EXERCISE REQUIREMENTS
Please write out the lines of the data exactly, beginning with the first and ending with the line containing "crit_y = [0.001, 0.0190]"; leave the pictures behind.

DATASET EXCERPT
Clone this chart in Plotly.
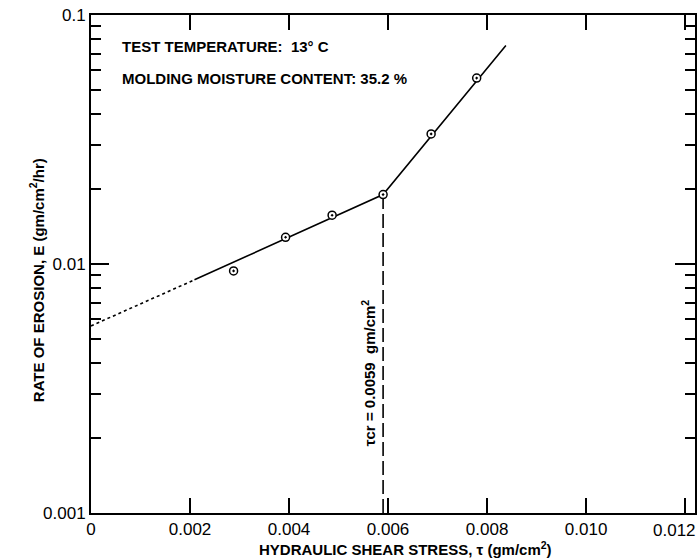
import plotly.graph_objects as go

# Measured erosion data (hydraulic shear stress, rate of erosion)
shear_stress = [0.00288, 0.00393, 0.00487, 0.0059, 0.00687, 0.00779]
erosion_rate = [0.00938, 0.0128, 0.0157, 0.0190, 0.0333, 0.0558]

# Fitted lines
fit_x = [0.00209, 0.0059, 0.00838]
fit_y = [0.00864, 0.0190, 0.0755]
extrap_x = [0.0, 0.00209]
extrap_y = [0.00564, 0.00864]

tau_cr = 0.0059
crit_y = [0.001, 0.0190]

x_ticks = [0, 0.002, 0.004, 0.006, 0.008, 0.010, 0.012]
x_ticktext = ["0", "0.002", "0.004", "0.006", "0.008", "0.010", "0.012"]
y_ticks = [0.001, 0.01, 0.1]
y_ticktext = ["0.001", "0.01", "0.1"]
y_minor = [k * 10.0 ** e for e in (-3, -2) for k in range(2, 10)]

FONT = "Liberation Sans"

fig = go.Figure()
fig.add_trace(go.Scatter(x=extrap_x, y=extrap_y, mode="lines",
                         line=dict(color="black", width=1.6, dash="dot"),
                         showlegend=False, hoverinfo="skip"))
fig.add_trace(go.Scatter(x=fit_x, y=fit_y, mode="lines",
                         line=dict(color="black", width=1.6),
                         showlegend=False, hoverinfo="skip"))
fig.add_trace(go.Scatter(x=[tau_cr, tau_cr], y=crit_y, mode="lines",
                         line=dict(color="black", width=1.6, dash="14px,5px"),
                         showlegend=False, hoverinfo="skip"))
fig.add_trace(go.Scatter(x=shear_stress, y=erosion_rate, mode="markers",
                         marker=dict(symbol="circle-dot", size=8, color="white",
                                     line=dict(color="black", width=1.5)),
                         showlegend=False))
# invisible trace to anchor the right-hand tick axis
fig.add_trace(go.Scatter(x=[tau_cr], y=[0.01], yaxis="y2", mode="markers",
                         marker=dict(opacity=0), showlegend=False, hoverinfo="skip"))

yaxis_common = dict(type="log", range=[-3, -1], tickvals=y_ticks,
                    ticks="inside", tickwidth=1.5, tickcolor="black",
                    showgrid=False, zeroline=False,
                    minor=dict(tickvals=y_minor, ticks="inside", ticklen=10,
                               tickwidth=1.5, tickcolor="black", showgrid=False))

# last x tick label is drawn separately so it stays inside the page
x_ticktext_axis = x_ticktext[:-1] + [""]

fig.update_layout(
    width=700, height=560,
    margin=dict(l=91, r=3, t=15, b=47),
    plot_bgcolor="white", paper_bgcolor="white",
    font=dict(family=FONT, color="black", size=15),
    xaxis=dict(range=[0, 0.0122], tickvals=x_ticks, ticktext=x_ticktext_axis,
               ticks="inside", ticklen=15, tickwidth=1.5, tickcolor="black",
               showline=True, linecolor="black", linewidth=2, mirror="ticks",
               showgrid=False, zeroline=False,
               tickfont=dict(size=17, family=FONT)),
    yaxis=dict(**yaxis_common, ticktext=y_ticktext, ticklen=18,
               showline=True, linecolor="black", linewidth=2, mirror=True,
               tickfont=dict(size=17, family=FONT)),
    yaxis2=dict(**yaxis_common, overlaying="y", side="right", ticklen=20,
                showticklabels=False, showline=False),
)

fig.add_annotation(text=x_ticktext[-1], xref="paper", yref="paper", x=1.005, y=-0.036,
                   xanchor="right", yanchor="middle", showarrow=False,
                   font=dict(size=17, family=FONT, color="black"))

annots = [
    dict(text="TEST TEMPERATURE:  13° C", x=0.048, y=0.936, xanchor="left"),
    dict(text="MOLDING MOISTURE CONTENT: 35.2 %", x=0.048, y=0.873, xanchor="left"),
]
for a in annots:
    fig.add_annotation(xref="paper", yref="paper", yanchor="middle", showarrow=False,
                       font=dict(size=15, family=FONT, color="black", weight="bold"), **a)

fig.add_annotation(text="τcr = 0.0059  gm/cm<sup>2</sup>", x=tau_cr, xref="x",
                   y=0.281, yref="paper", xshift=-15, textangle=-90,
                   xanchor="center", yanchor="middle", showarrow=False,
                   font=dict(size=15, family=FONT, color="black", weight="bold"))
fig.add_annotation(text="HYDRAULIC SHEAR STRESS, τ (gm/cm<sup>2</sup>)",
                   xref="paper", yref="paper", x=0.52, y=-0.072,
                   xanchor="center", yanchor="middle", showarrow=False,
                   font=dict(size=15, family=FONT, color="black", weight="bold"))
fig.add_annotation(text="RATE OF EROSION, E (gm/cm<sup>2</sup>/hr)",
                   xref="paper", yref="paper", x=-0.089, y=0.468,
                   xanchor="center", yanchor="middle", textangle=-90, showarrow=False,
                   font=dict(size=15, family=FONT, color="black", weight="bold"))

fig.write_html("out.html", config={"displayModeBar": False},
               post_script="document.body.style.margin='0';")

TASK ANSWER
Clone this chart in Plotly.
import plotly.graph_objects as go

# Measured erosion data (hydraulic shear stress, rate of erosion)
shear_stress = [0.00288, 0.00393, 0.00487, 0.0059, 0.00687, 0.00779]
erosion_rate = [0.00938, 0.0128, 0.0157, 0.0190, 0.0333, 0.0558]

# Fitted lines
fit_x = [0.00209, 0.0059, 0.00838]
fit_y = [0.00864, 0.0190, 0.0755]
extrap_x = [0.0, 0.00209]
extrap_y = [0.00564, 0.00864]

tau_cr = 0.0059
crit_y = [0.001, 0.0190]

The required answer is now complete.